Conciliations - race discrimination   



Goods and services


Certificate of Aboriginality required

An Aboriginal man applied to his housing provider for a larger house, for reasons relating to his Aboriginality. His application was rejected on the grounds that he did not provide a ‘Certificate of Aboriginality’ to prove that he was Aboriginal. The man made a complaint of race discrimination to the Board. He explained that although he did not have a Certificate of Aboriginality, he had legal documents relating to his removal from his Aboriginal family as a child.

At conciliation, the housing provider said that the man had not provided the documents when he made the original application, and they would have accepted these as proof of Aboriginality. The man said the housing provider had not told him he that had the option of providing other documentation apart from the certificate.

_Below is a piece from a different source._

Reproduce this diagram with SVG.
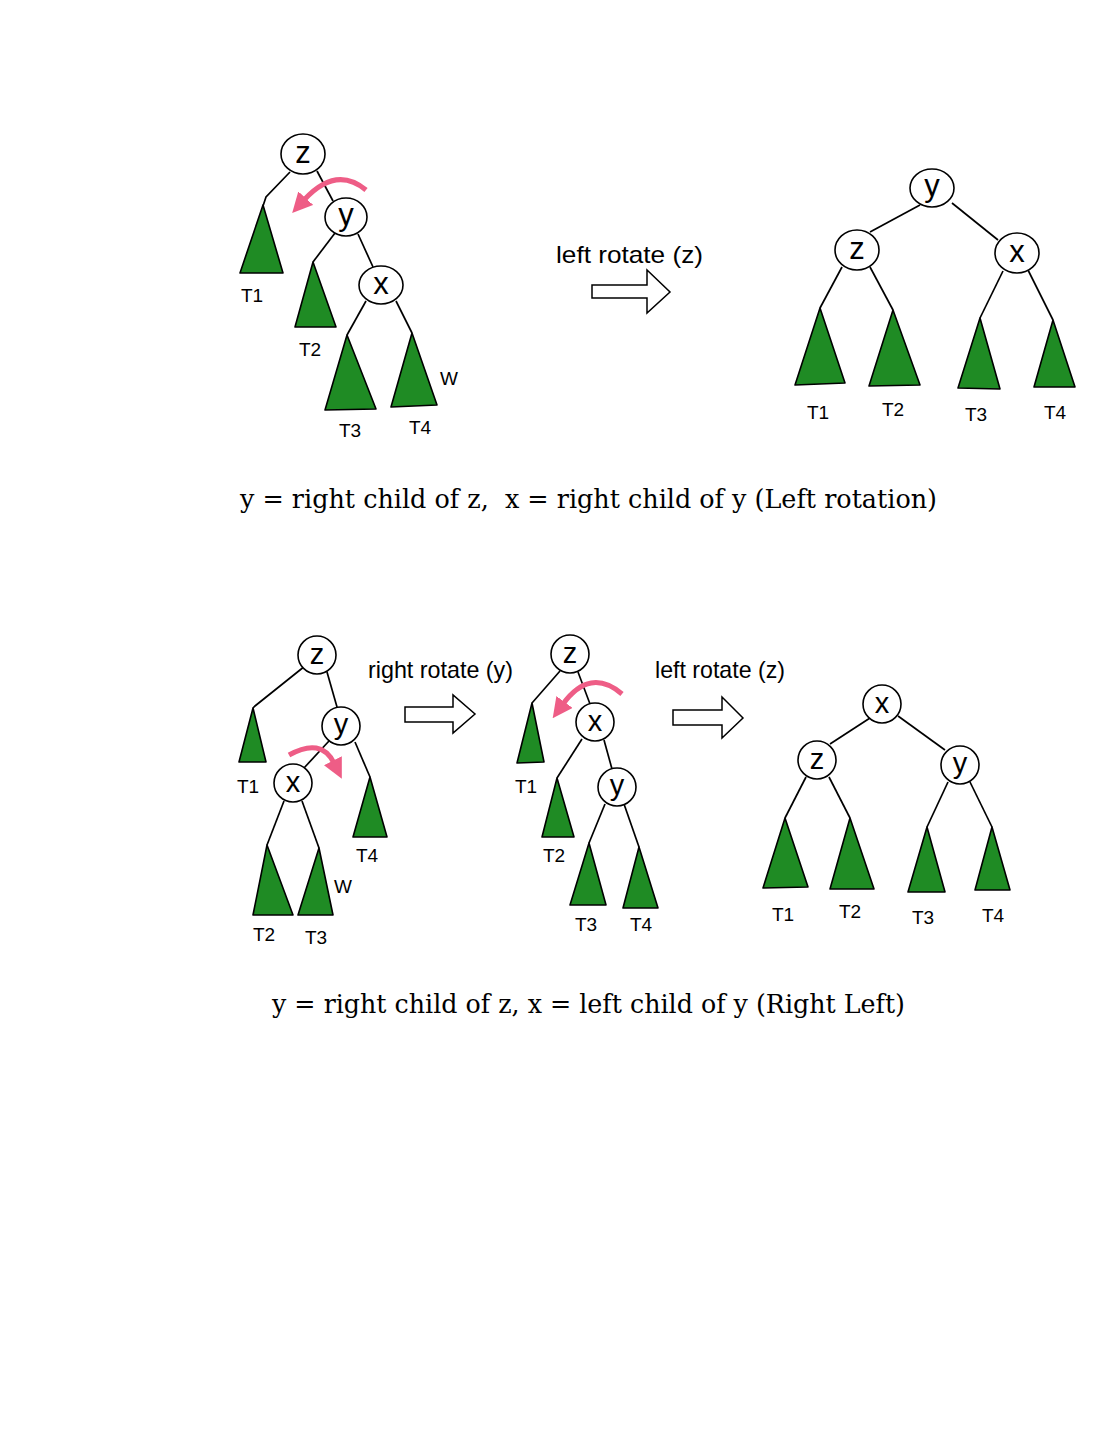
<svg xmlns="http://www.w3.org/2000/svg" width="1113" height="1440" viewBox="0 0 1113 1440">
<defs>
<style>
.nd{fill:#fff;stroke:#000;stroke-width:1.6}
.tr{fill:#1f8b24;stroke:#000;stroke-width:1.6;stroke-linejoin:round}
.e{fill:none;stroke:#000;stroke-width:1.7}
.nl{font-family:"Liberation Sans",Arial,sans-serif;font-size:31px;text-anchor:middle;fill:#000}
.nls{font-family:"Liberation Sans",Arial,sans-serif;font-size:29px;text-anchor:middle;fill:#000}
.lb{font-family:"Liberation Sans",Arial,sans-serif;font-size:19px;text-anchor:middle;fill:#000}
.op{font-family:"Liberation Sans",Arial,sans-serif;font-size:24px;fill:#000}
.cap{font-family:"DejaVu Serif","Liberation Serif",serif;font-size:26px;fill:#000}
.rot{fill:none;stroke:#ee5d86;stroke-width:5}
.arw{fill:#fff;stroke:#000;stroke-width:1.5;stroke-linejoin:miter}
</style>
<marker id="ph" markerUnits="userSpaceOnUse" markerWidth="20" markerHeight="20" refX="2" refY="8" orient="auto" viewBox="0 0 16 16">
<path d="M0,0 L16,8 L0,16 z" fill="#ee5d86"/>
</marker>
</defs>
<rect width="1113" height="1440" fill="#fff"/>

<g id="connectors">
<!-- top-left -->
<polyline class="e" points="290,172 266,197 263,206"/>
<polyline class="e" points="317,171 333,201"/>
<polyline class="e" points="335,233 313,262"/>
<polyline class="e" points="358,234 373,267"/>
<polyline class="e" points="366,301 347,335"/>
<polyline class="e" points="396,301 412,333"/>
<!-- top-right -->
<polyline class="e" points="920,205 870,232"/>
<polyline class="e" points="952,203 998,240"/>
<polyline class="e" points="842,267 820,308"/>
<polyline class="e" points="870,267 893,310"/>
<polyline class="e" points="1003,271 980,318"/>
<polyline class="e" points="1028,270 1053,320"/>
<!-- bottom-left -->
<polyline class="e" points="305,666 255,706 253,708"/>
<polyline class="e" points="327,672 337,707"/>
<polyline class="e" points="329,741 304,768"/>
<polyline class="e" points="355,742 370,777"/>
<polyline class="e" points="284,801 267,845"/>
<polyline class="e" points="302,801 319,848"/>
<!-- bottom-middle -->
<polyline class="e" points="560,671 532,703"/>
<polyline class="e" points="578,672 590,704"/>
<polyline class="e" points="582,739 557,778"/>
<polyline class="e" points="604,740 612,769"/>
<polyline class="e" points="605,804 589,843"/>
<polyline class="e" points="624,804 639,847"/>
<!-- bottom-right -->
<polyline class="e" points="870,718 830,744"/>
<polyline class="e" points="898,716 945,750"/>
<polyline class="e" points="806,777 785,818"/>
<polyline class="e" points="829,777 850,818"/>
<polyline class="e" points="948,782 927,827"/>
<polyline class="e" points="970,782 992,827"/>
</g>

<!-- Top-left tree -->
<g id="tl-T1"><polygon class="tr" points="263,205 240,273 283,273"/><text class="lb" x="252" y="302">T1</text></g>
<g id="tl-T2"><polygon class="tr" points="313,262 295,327 336,327"/><text class="lb" x="310" y="356">T2</text></g>
<g id="tl-T3"><polygon class="tr" points="347,335 325,410 376,409"/><text class="lb" x="350" y="437">T3</text></g>
<g id="tl-T4"><polygon class="tr" points="412,333 391,407 437,405"/><text class="lb" x="420" y="434">T4</text><text class="lb" x="449" y="385">W</text></g>
<g id="tl-z"><ellipse class="nd" cx="303" cy="154" rx="22" ry="20"/><text class="nl" x="303" y="163">z</text></g>
<g id="tl-y"><ellipse class="nd" cx="346" cy="217" rx="21" ry="19"/><text class="nl" x="346" y="225">y</text></g>
<g id="tl-x"><ellipse class="nd" cx="381" cy="285" rx="22" ry="19"/><text class="nl" x="381" y="294">x</text></g>
<path id="tl-rot" class="rot" d="M366,190 Q336,165 304,200" marker-end="url(#ph)"/>

<!-- Top arrow -->
<g id="op1"><text class="op" x="556" y="263" textLength="147" lengthAdjust="spacingAndGlyphs">left rotate (z)</text>
<polygon class="arw" points="592,285 647,285 647,270 670,292 647,313 647,298 592,298"/></g>

<!-- Top-right tree -->
<g id="tr-T1"><polygon class="tr" points="820,308 795,385 845,383"/><text class="lb" x="818" y="419">T1</text></g>
<g id="tr-T2"><polygon class="tr" points="893,310 869,386 920,385"/><text class="lb" x="893" y="416">T2</text></g>
<g id="tr-T3"><polygon class="tr" points="980,318 958,388 1000,389"/><text class="lb" x="976" y="421">T3</text></g>
<g id="tr-T4"><polygon class="tr" points="1053,320 1034,387 1075,387"/><text class="lb" x="1055" y="419">T4</text></g>
<g id="tr-y"><ellipse class="nd" cx="932" cy="188" rx="22" ry="19"/><text class="nl" x="932" y="196">y</text></g>
<g id="tr-z"><ellipse class="nd" cx="857" cy="250" rx="22" ry="20"/><text class="nl" x="857" y="259">z</text></g>
<g id="tr-x"><ellipse class="nd" cx="1017" cy="253" rx="22" ry="20"/><text class="nl" x="1017" y="262">x</text></g>

<text id="cap1" class="cap" x="240" y="508" textLength="697" lengthAdjust="spacingAndGlyphs" xml:space="preserve">y = right child of z,  x = right child of y (Left rotation)</text>

<!-- Bottom-left tree -->
<g id="bl-T1"><polygon class="tr" points="253,708 239,762 266,762"/><text class="lb" x="248" y="793">T1</text></g>
<g id="bl-T4"><polygon class="tr" points="370,777 353,837 387,837"/><text class="lb" x="367" y="862">T4</text></g>
<g id="bl-T2"><polygon class="tr" points="267,845 253,915 293,915"/><text class="lb" x="264" y="941">T2</text></g>
<g id="bl-T3"><polygon class="tr" points="319,848 298,915 333,915"/><text class="lb" x="316" y="944">T3</text><text class="lb" x="343" y="893">W</text></g>
<g id="bl-z"><circle class="nd" cx="317" cy="655" r="19"/><text class="nls" x="317" y="664">z</text></g>
<g id="bl-y"><circle class="nd" cx="341" cy="726" r="19"/><text class="nls" x="341" y="734">y</text></g>
<g id="bl-x"><circle class="nd" cx="293" cy="783" r="19"/><text class="nls" x="293" y="792">x</text></g>
<path id="bl-rot" class="rot" d="M289,755 Q321,737 334,763" marker-end="url(#ph)"/>

<!-- Bottom arrow 1 -->
<g id="op2"><text class="op" x="368" y="678" font-size="22" textLength="145" lengthAdjust="spacingAndGlyphs">right rotate (y)</text>
<polygon class="arw" points="405,707 453,707 453,695 475,714 453,733 453,722 405,722"/></g>

<!-- Bottom-middle tree -->
<g id="bm-T1"><polygon class="tr" points="532,703 517,763 544,762"/><text class="lb" x="526" y="793">T1</text></g>
<g id="bm-T2"><polygon class="tr" points="557,778 542,837 574,837"/><text class="lb" x="554" y="862">T2</text></g>
<g id="bm-T3"><polygon class="tr" points="589,843 570,905 606,905"/><text class="lb" x="586" y="931">T3</text></g>
<g id="bm-T4"><polygon class="tr" points="639,847 623,908 658,908"/><text class="lb" x="641" y="931">T4</text></g>
<g id="bm-z"><circle class="nd" cx="570" cy="654" r="19"/><text class="nls" x="570" y="663">z</text></g>
<g id="bm-x"><circle class="nd" cx="595" cy="722" r="19"/><text class="nls" x="595" y="731">x</text></g>
<g id="bm-y"><circle class="nd" cx="617" cy="787" r="19"/><text class="nls" x="617" y="795">y</text></g>
<path id="bm-rot" class="rot" d="M622,694 Q590,667 563,704" marker-end="url(#ph)"/>

<!-- Bottom arrow 2 -->
<g id="op3"><text class="op" x="655" y="678" font-size="22" textLength="130" lengthAdjust="spacingAndGlyphs">left rotate (z)</text>
<polygon class="arw" points="673,710 722,710 722,697 743,718 722,738 722,725 673,725"/></g>

<!-- Bottom-right tree -->
<g id="br-T1"><polygon class="tr" points="785,818 763,888 808,887"/><text class="lb" x="783" y="921">T1</text></g>
<g id="br-T2"><polygon class="tr" points="850,818 830,889 874,889"/><text class="lb" x="850" y="918">T2</text></g>
<g id="br-T3"><polygon class="tr" points="927,827 908,892 945,892"/><text class="lb" x="923" y="924">T3</text></g>
<g id="br-T4"><polygon class="tr" points="992,827 975,890 1010,890"/><text class="lb" x="993" y="922">T4</text></g>
<g id="br-x"><circle class="nd" cx="882" cy="704" r="19"/><text class="nls" x="882" y="713">x</text></g>
<g id="br-z"><circle class="nd" cx="817" cy="760" r="19"/><text class="nls" x="817" y="769">z</text></g>
<g id="br-y"><circle class="nd" cx="960" cy="765" r="19"/><text class="nls" x="960" y="773">y</text></g>

<text id="cap2" class="cap" x="272" y="1013" textLength="633" lengthAdjust="spacingAndGlyphs">y = right child of z, x = left child of y (Right Left)</text>
</svg>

The complaint was resolved when the housing provider agreed to transfer the man to a larger house near where he was receiving medical treatment, to provide him with a statement of regret and pay him $3,000 compensation, and to review its policy regarding proof of Aboriginality in consultation with the man and the relevant agencies.

Refused housing

An Aboriginal woman alleged that she would not be offered a house because an Aboriginal housing corporation board member had told the real estate agent managing the property that she didn’t associate with other Aboriginal people, her children went to a non-Aboriginal pre-school and her husband was not Aboriginal.

She made a complaint of race discrimination by association and marital status discrimination against the corporation’s board. The corporation said that the process of selection had not actually been completed and that the board member had spoken to the real estate agent without their authority.

The complaint was resolved when the corporation agreed to provide the woman with a letter of apology and a payment of $2,000. The house had already been allocated to another applicant whom the corporation considered to be in greater need.

Trial lease required

An Aboriginal man alleged that his application for accommodation was not progressed on the ground of his race. He said that he was advised that he would need to go on a three month trial lease if he was the successful applicant. His application was ultimately rejected and the agent refused to provide with reasons for the rejection. The complainant accepted a $4,000 payment in settlement of his complaint.


English requirements policy amended (Sept 2014)

A man contacted the Board when he was asked to provide proof of his proficiency in English to enrol in an accounting course at an educational institution. He had arrived in Australia when he was 11 and had completed other courses at TAFE and university in Australia.

The man alleged that the institution discriminated against him on the basis of his race by assuming because of his name that he was from a non-English speaking background and requiring him to provide proof of his proficiency in English rather than considering his education in Australia.

The Board wrote to the institution seeking their response to the complaint. They responded that the staff member had handled the man’s application in accordance with the relevant policy, but they realised from this incident that the policy was inadequate.

The institution apologised to the complainant. They undertook to amend their policy on English requirements for admission and review all other their policies where English proficiency requirements are specified.

Registered clubs

Dispute between customers

A Polynesian woman was a customer at a registered club. While she was eating a meal, another client accused her of staring at him. When she said she wasn’t looking at him, the man didn’t believe her and began abusing her because of her race. The Board sent a letter to the club and they agreed to hold a meeting between the woman and the person who’d harassed her. During the meeting, the man admitted that he’d called the woman racist names. The club told the man that racial harassment would not be tolerated in the club and that if the behaviour happened again, he would be suspended. The man offered an apology to the woman.

Alleged she was served second

An Aboriginal woman complained that when she went to collect her winnings from the poker machines at the local golf club, the bar manager asked her if she was a member, and then began serving a white man who had arrived at the bar after her. The complaint was resolved when the president of the club and the bar manager agreed to provide a statement of regret about the incident, and confirmed that she was welcome at the club.